GIVEN EXERCISE: Quote every line below exactly and skip any picture.

DATA:

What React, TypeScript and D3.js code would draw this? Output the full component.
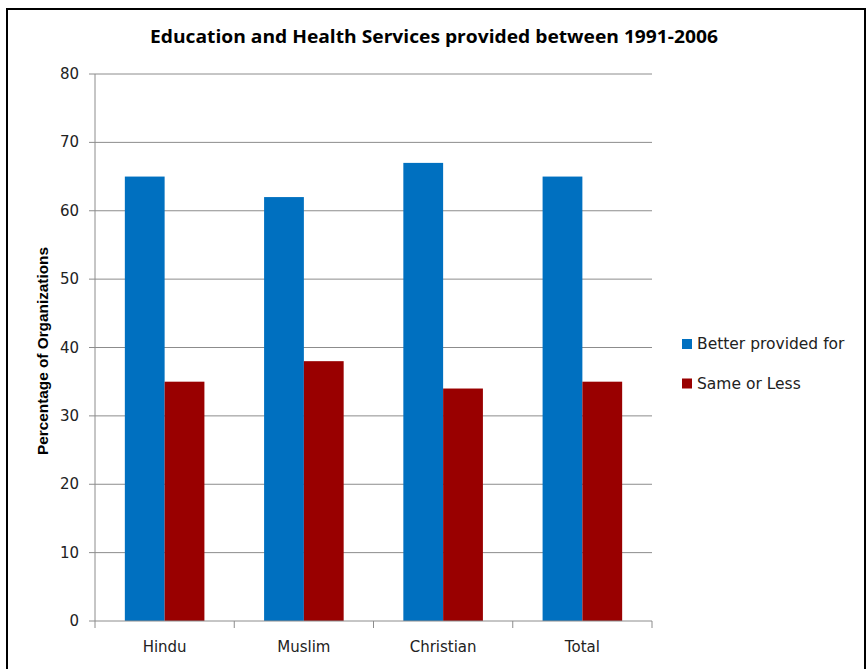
import React from "react";
import * as d3 from "d3";

const categories = ["Hindu", "Muslim", "Christian", "Total"];
const seriesNames = ["Better provided for", "Same or Less"];
const betterValues = [65, 62, 67, 65];
const sameOrLessValues = [35, 38, 34, 35];
const yTicks = [0, 10, 20, 30, 40, 50, 60, 70, 80];
const colors = ["#0070C0", "#990000"];

const W = 868;
const H = 669;
const plot = { left: 95, right: 652, top: 74, bottom: 621 };

export default function App() {
  const x0 = d3.scaleBand<string>().domain(categories).range([plot.left, plot.right]).paddingInner(0).paddingOuter(0);
  const x1 = d3.scaleBand<string>().domain(seriesNames).range([0, x0.bandwidth()]).paddingInner(0).paddingOuter(0.75);
  const y = d3.scaleLinear().domain([0, 80]).range([plot.bottom, plot.top]);
  const series = [betterValues, sameOrLessValues];
  const boundaries = d3.range(categories.length + 1).map((i) => plot.left + i * x0.step());
  const tickFont = "'DejaVu Sans', Verdana, sans-serif";

  return (
    <svg width={W} height={H} style={{ position: "absolute", left: 0, top: 0, background: "#fff" }}>
      <rect x={0} y={0} width={W} height={H} fill="#fff" />
      <rect x={7} y={9} width={858} height={700} fill="none" stroke="#000" strokeWidth={2} />
      <text x={434} y={43} textAnchor="middle" fontFamily="'Open Sans', 'Noto Sans', sans-serif" fontWeight="bold" fontSize={17} textLength={568} lengthAdjust="spacingAndGlyphs" fill="#000">
        Education and Health Services provided between 1991-2006
      </text>
      {yTicks.filter((t) => t > 0).map((t) => (
        <line key={"g" + t} x1={plot.left} x2={plot.right} y1={y(t)} y2={y(t)} stroke="#8c8c8c" strokeWidth={1} />
      ))}
      {categories.map((c, ci) => (
        <g key={c} transform={`translate(${x0(c)},0)`}>
          {seriesNames.map((s, si) => (
            <rect key={s} x={x1(s)} y={y(series[si][ci])} width={x1.bandwidth()} height={y(0) - y(series[si][ci])} fill={colors[si]} />
          ))}
        </g>
      ))}
      <line x1={plot.left} x2={plot.left} y1={plot.top} y2={plot.bottom} stroke="#8c8c8c" strokeWidth={1} />
      {yTicks.map((t) => (
        <g key={"t" + t}>
          <line x1={plot.left - 6} x2={plot.left} y1={y(t)} y2={y(t)} stroke="#8c8c8c" />
          <text x={79} y={y(t) + 5} textAnchor="end" fontFamily={tickFont} fontSize={15} fill="#222">{t}</text>
        </g>
      ))}
      <line x1={plot.left} x2={plot.right} y1={plot.bottom} y2={plot.bottom} stroke="#8c8c8c" strokeWidth={1} />
      {boundaries.map((b, i) => (
        <line key={"xb" + i} x1={b} x2={b} y1={plot.bottom} y2={plot.bottom + 7} stroke="#8c8c8c" />
      ))}
      {categories.map((c) => (
        <text key={"xl" + c} x={(x0(c) as number) + x0.bandwidth() / 2} y={652} textAnchor="middle" fontFamily={tickFont} fontSize={15} fill="#222">{c}</text>
      ))}
      <text transform={`translate(48,351) rotate(-90)`} textAnchor="middle" fontFamily="'Liberation Sans', Arial, sans-serif" fontWeight="bold" fontSize={14} textLength={208} lengthAdjust="spacingAndGlyphs" fill="#000">
        Percentage of Organizations
      </text>
      {seriesNames.map((s, i) => (
        <g key={"lg" + s} transform={`translate(682,${339 + i * 39.5})`}>
          <rect x={0} y={0} width={10} height={10} fill={colors[i]} />
          <text x={15} y={10} fontFamily={tickFont} fontSize={15.5} fill="#222">{s}</text>
        </g>
      ))}
    </svg>
  );
}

RESPONSE TO THIS EXERCISE:
What React, TypeScript and D3.js code would draw this? Output the full component.
import React from "react";
import * as d3 from "d3";

const categories = ["Hindu", "Muslim", "Christian", "Total"];
const seriesNames = ["Better provided for", "Same or Less"];
const betterValues = [65, 62, 67, 65];
const sameOrLessValues = [35, 38, 34, 35];
const yTicks = [0, 10, 20, 30, 40, 50, 60, 70, 80];
const colors = ["#0070C0", "#990000"];

const W = 868;
const H = 669;
const plot = { left: 95, right: 652, top: 74, bottom: 621 };

export default function App() {
  const x0 = d3.scaleBand<string>().domain(categories).range([plot.left, plot.right]).paddingInner(0).paddingOuter(0);
  const x1 = d3.scaleBand<string>().domain(seriesNames).range([0, x0.bandwidth()]).paddingInner(0).paddingOuter(0.75);
  const y = d3.scaleLinear().domain([0, 80]).range([plot.bottom, plot.top]);
  const series = [betterValues, sameOrLessValues];
  const boundaries = d3.range(categories.length + 1).map((i) => plot.left + i * x0.step());
  const tickFont = "'DejaVu Sans', Verdana, sans-serif";

  return (
    <svg width={W} height={H} style={{ position: "absolute", left: 0, top: 0, background: "#fff" }}>
      <rect x={0} y={0} width={W} height={H} fill="#fff" />
      <rect x={7} y={9} width={858} height={700} fill="none" stroke="#000" strokeWidth={2} />
      <text x={434} y={43} textAnchor="middle" fontFamily="'Open Sans', 'Noto Sans', sans-serif" fontWeight="bold" fontSize={17} textLength={568} lengthAdjust="spacingAndGlyphs" fill="#000">
        Education and Health Services provided between 1991-2006
      </text>
      {yTicks.filter((t) => t > 0).map((t) => (
        <line key={"g" + t} x1={plot.left} x2={plot.right} y1={y(t)} y2={y(t)} stroke="#8c8c8c" strokeWidth={1} />
      ))}
      {categories.map((c, ci) => (
        <g key={c} transform={`translate(${x0(c)},0)`}>
          {seriesNames.map((s, si) => (
            <rect key={s} x={x1(s)} y={y(series[si][ci])} width={x1.bandwidth()} height={y(0) - y(series[si][ci])} fill={colors[si]} />
          ))}
        </g>
      ))}
      <line x1={plot.left} x2={plot.left} y1={plot.top} y2={plot.bottom} stroke="#8c8c8c" strokeWidth={1} />
      {yTicks.map((t) => (
        <g key={"t" + t}>
          <line x1={plot.left - 6} x2={plot.left} y1={y(t)} y2={y(t)} stroke="#8c8c8c" />
          <text x={79} y={y(t) + 5} textAnchor="end" fontFamily={tickFont} fontSize={15} fill="#222">{t}</text>
        </g>
      ))}
      <line x1={plot.left} x2={plot.right} y1={plot.bottom} y2={plot.bottom} stroke="#8c8c8c" strokeWidth={1} />
      {boundaries.map((b, i) => (
        <line key={"xb" + i} x1={b} x2={b} y1={plot.bottom} y2={plot.bottom + 7} stroke="#8c8c8c" />
      ))}
      {categories.map((c) => (
        <text key={"xl" + c} x={(x0(c) as number) + x0.bandwidth() / 2} y={652} textAnchor="middle" fontFamily={tickFont} fontSize={15} fill="#222">{c}</text>
      ))}
      <text transform={`translate(48,351) rotate(-90)`} textAnchor="middle" fontFamily="'Liberation Sans', Arial, sans-serif" fontWeight="bold" fontSize={14} textLength={208} lengthAdjust="spacingAndGlyphs" fill="#000">
        Percentage of Organizations
      </text>
      {seriesNames.map((s, i) => (
        <g key={"lg" + s} transform={`translate(682,${339 + i * 39.5})`}>
          <rect x={0} y={0} width={10} height={10} fill={colors[i]} />
          <text x={15} y={10} fontFamily={tickFont} fontSize={15.5} fill="#222">{s}</text>
        </g>
      ))}
    </svg>
  );
}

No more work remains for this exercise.